Library for working with bank_scrapers drivers.
Project description
bank_scrapers
Quick Start
pip install bank_scrapers
bank-scrape {subcommand} $LOGIN_USER $LOGIN_PASS
Introduction
bank_scrapers
is a library containing drivers for scraping account information from various financial websites.

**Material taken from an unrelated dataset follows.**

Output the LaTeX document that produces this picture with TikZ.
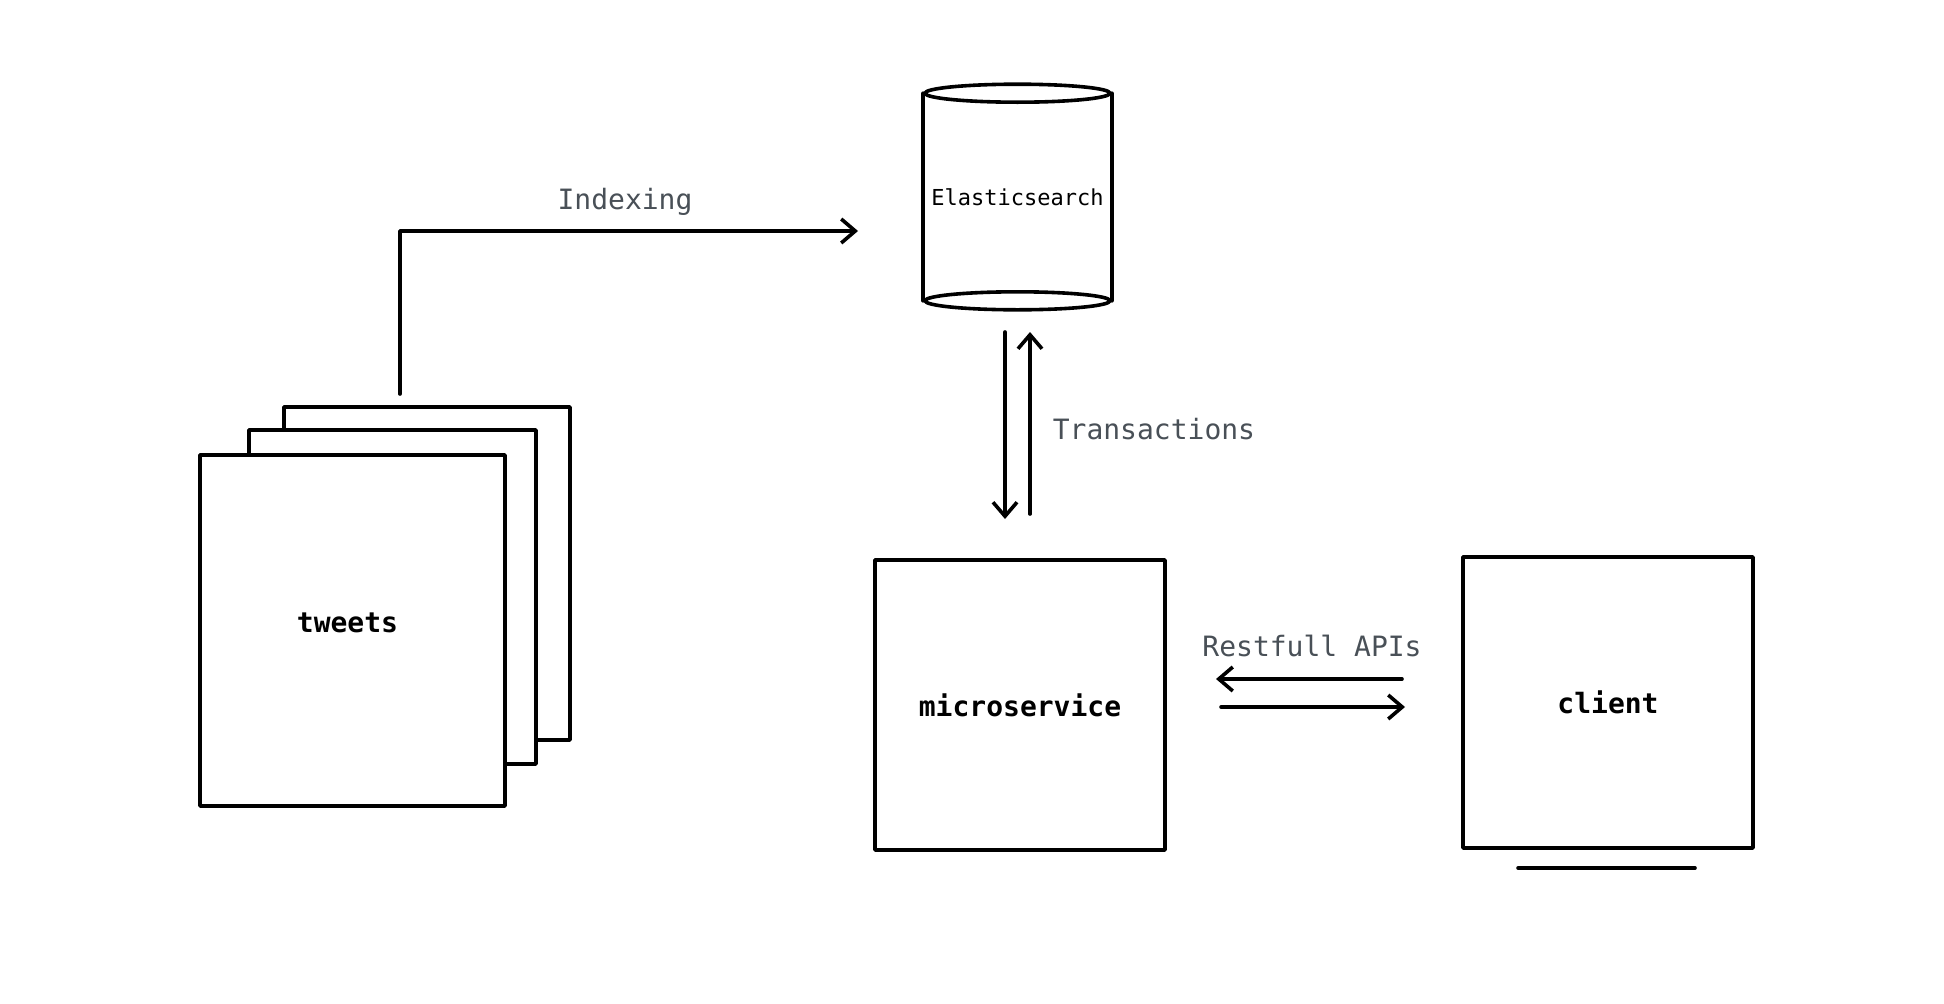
\documentclass[tikz,border=0pt]{standalone}
\usepackage{fontspec}
\setmonofont{DejaVu Sans Mono}
\usetikzlibrary{arrows.meta}
\definecolor{lbl}{HTML}{495057}
\begin{document}
\begin{tikzpicture}[x=1pt,y=-1pt,
  line width=3.6pt, line join=round, line cap=round,
  box/.style={draw=black, fill=white, line width=3.6pt, inner sep=0pt},
  ntext/.style={font=\ttfamily\bfseries\fontsize{28}{34}\selectfont},
  elabel/.style={font=\ttfamily\fontsize{28}{34}\selectfont, text=lbl, inner sep=0pt},
  arr/.style={-{Straight Barb[length=14pt,width=24pt,line width=3.6pt]}},
]
\useasboundingbox (0,0) rectangle (1944,1004);
\fill[white] (0,0) rectangle (1944,1004);

% tweets stack
\node[box, minimum width=286pt, minimum height=333pt] (page3) at (427,573.5) {};
\node[box, minimum width=287pt, minimum height=334pt] (page2) at (392.5,597) {};
\node[box, minimum width=305pt, minimum height=351pt] (tweets) at (352.5,630.5) {};
\node[ntext] (tweetslbl) at ([xshift=-5pt,yshift=8pt]tweets.center) {tweets};

% Elasticsearch cylinder
\node[font=\ttfamily\fontsize{22}{26}\selectfont, minimum width=185pt, minimum height=204pt, inner sep=0pt] (es) at (1017.5,197) {Elasticsearch};
\draw (es.north west) -- (es.south west);
\draw (es.north east) -- (es.south east);
\draw (es.north) ellipse [x radius=92.5pt, y radius=9pt];
\draw (es.south) ellipse [x radius=92.5pt, y radius=9pt];

% microservice and client
\node[box, ntext, minimum width=290pt, minimum height=290pt] (ms) at (1020,705) {microservice};
\node[box, ntext, minimum width=290pt, minimum height=291pt] (client) at (1608,702.5) {client};
\draw (1518,868) -- (1695,868);

% Indexing
\coordinate (idxS) at (400,394);
\coordinate (idxE) at (858,231);
\draw[arr] (idxS) |- (idxE);
\node[elabel] (lidx) at (625,202) {Indexing};

% Transactions
\coordinate (tdS) at (1005,332);
\coordinate (tdE) at (1005,519);
\coordinate (tuS) at (1030,514);
\coordinate (tuE) at (1030,332);
\draw[arr] (tdS) -- (tdE);
\draw[arr] (tuS) -- (tuE);
\node[elabel, anchor=west] (ltr) at (1051,429) {Transactions};

% Restfull APIs
\coordinate (rlS) at (1402,679);
\coordinate (rlE) at (1216,679);
\coordinate (rrS) at (1221,707);
\coordinate (rrE) at (1405,707);
\draw[arr] (rlS) -- (rlE);
\draw[arr] (rrS) -- (rrE);
\node[elabel] (lrest) at (1312,646) {Restfull APIs};
\end{tikzpicture}
\end{document}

Since most traditional financial institutions don't provide an API for accessing one's account data, most of these
drivers utilize Playwright
to impersonate the user using the provided credentials.
Getting Started
Installation
Requirements
Chrome
Unfortunately, undetected-playwright will only start consistently while using Chrome. Here's how to install:
wget -q -O - https://dl-ssl.google.com/linux/linux_signing_key.pub | apt-key add - && \
sh -c 'echo "deb [arch=amd64] http://dl.google.com/linux/chrome/deb/ stable main" >> /etc/apt/sources.list.d/google.list' && \
sudo apt update && \
sudo apt install -y google-chrome-stable
xvfb
Since these modules are ran in virtual displays to avoid detection, the xvfb
package is required.
sudo apt update && sudo apt install -y xvfb xserver-xephyr tigervnc-standalone-server
stable
pip install bank_scrapers
experimental
pip install git+https://github.com/eebette/bank_scrapers.git
Usage
💡 Usage examples for each driver are listed in that driver's documentation
CLI
For general info and complete usage documentation
bank-scrape -h
General usage pattern
bank-scrape {subcommand} $LOGIN_USER $LOGIN_PASS
API
API results are returned as a Python list of pandas dataframes, containing relevant data scraped from the site. See each driver's section for info on what is in that driver's return tables.
import asyncio
from bank_scrapers.scrapers.becu.driver import get_accounts_info
tables = asyncio.run(get_accounts_info(username="{username}", password="{password}"))
for t in tables:
print(t.to_string())
get_accounts_info()
for general use
As of version 1.1, there is a single get_accounts_info()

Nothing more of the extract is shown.